By Erik Wasson
The giant spending bill signed by President Obama on Friday includes language that could lead to a vote in Puerto Rico on becoming the 51st state.
The $1 trillion omnibus spending bill includes $2.5 million for Puerto Rico to conduct a vote on its political status. The exact language that will be placed on the ballot will be fought over in the months ahead.
Rep. José Serrano (D), an ally of Pierluisi’s, who represents a New York district with a large Puerto Rican population, led the fight to have the provision included in the spending bill.
“This is an historic moment,” Serrano told The Hill on Tuesday. “For the first time in 116 years, both houses of Congress have asked Puerto Rico to go ahead and vote on its status.”
To be sure, Puerto Rico faces a number of hurdles on its road to statehood.
Even if a majority of Puerto Rico’s 3.7 million residents vote for statehood, Congress would then have to approve making it the 51st state. Given the Democratic lean of the island, Republicans are unlikely to favor the idea.
Still, backers of statehood argue the language is a significant victory.
They say, if a clear majority votes in favor of statehood, it would allow them to start a huge campaign to get Congress to vote to officially grant Puerto Rico admission to the union.
Winning the language is also a victory because Puerto Rico Gov. Alejandro Garcia Padilla, elected in 2012, and his Popular Democratic Party (PDP) do not favor statehood.
The PDP has advocated a constitutional assembly of officials rather than a popular vote as the next step on Puerto Rico’s status and has talked about an “enhanced” commonwealth status that could see Puerto Rico conduct more of its foreign affairs.

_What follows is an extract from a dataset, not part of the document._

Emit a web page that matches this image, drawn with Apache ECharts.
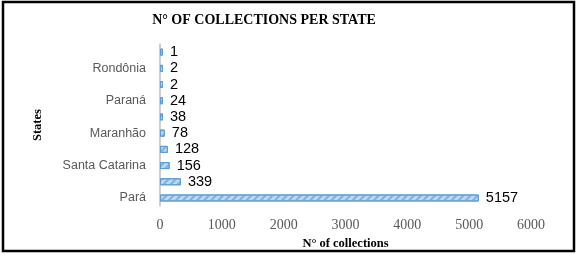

The Puerto Rican legislature, which is controlled by the PDP, must take the next steps, and a source with the State Elections Commission said the ruling party might petition the Justice Department to count a constitutional assembly instead of a popular referendum as meeting the terms of the spending bill.
Language in the House report accompanying the Commerce, Science and Justice appropriations bill, which was rolled into the omnibus, requires Attorney General Eric Holder to approve ballot language before a vote is held.
Serrano argues the language of the bill favors either statehood, independence or a free association like the U.S. now has with Palau. “The language says ‘resolve Puerto Rico’s future political status,’ which means it cannot remain as it is,” he said.
Serrano also argues the House report language, which requires the vote to comport with the U.S. Constitution, goes against enhanced commonwealth status, since territories are not allowed to conduct foreign policy.
The congressman said his role going forward would be to prod the government of Puerto Rico to take advantage of the funding and hold a genuine popular vote.
Puerto Rico held a plebiscite in 2012, but its results have been in dispute.
The ballot had two parts — in the first, a majority favored discontinuing territorial status. In the second part, statehood got the most votes, but barely more than what territorial status had won in the first part.
Pierluisi has called the result a “resounding” victory for statehood, but Jose Hernández Mayoral, the PDP’s secretary of federal affairs, argued that far overstates the case in an essay in The Hill last week.
The Senate Energy and Natural Resources Committee, which has jurisdiction over Puerto Rico and other territories, examined the vote in an August hearing. Chairman Ron Wyden (D-Ore.) concluded the outcome favored statehood, while ranking member Lisa Murkowski (R-Alaska) said it was inconclusive.
Wyden and Murkowski last month penned a letter to Pierluisi urging the $2.5 million be used to fund a ballot initiative that excludes enhanced commonwealth status, which they both called a “non-viable” option that should not be considered.
In contrast, Garcia Padilla has argued both independence and statehood would be terrible for Puerto Rico’s economy. As it stands, the island’s resident are U.S. citizens, but they do not have to pay income taxes on local earnings. Puerto Rican bonds are tax free as well.
Serrano acknowledged in an interview that there is no deadline for Garcia Padilla and his ally Eduardo Bhatia, the Puerto Rican Senate president, to act in order to receive the new funding. The money could remain available for years, he said.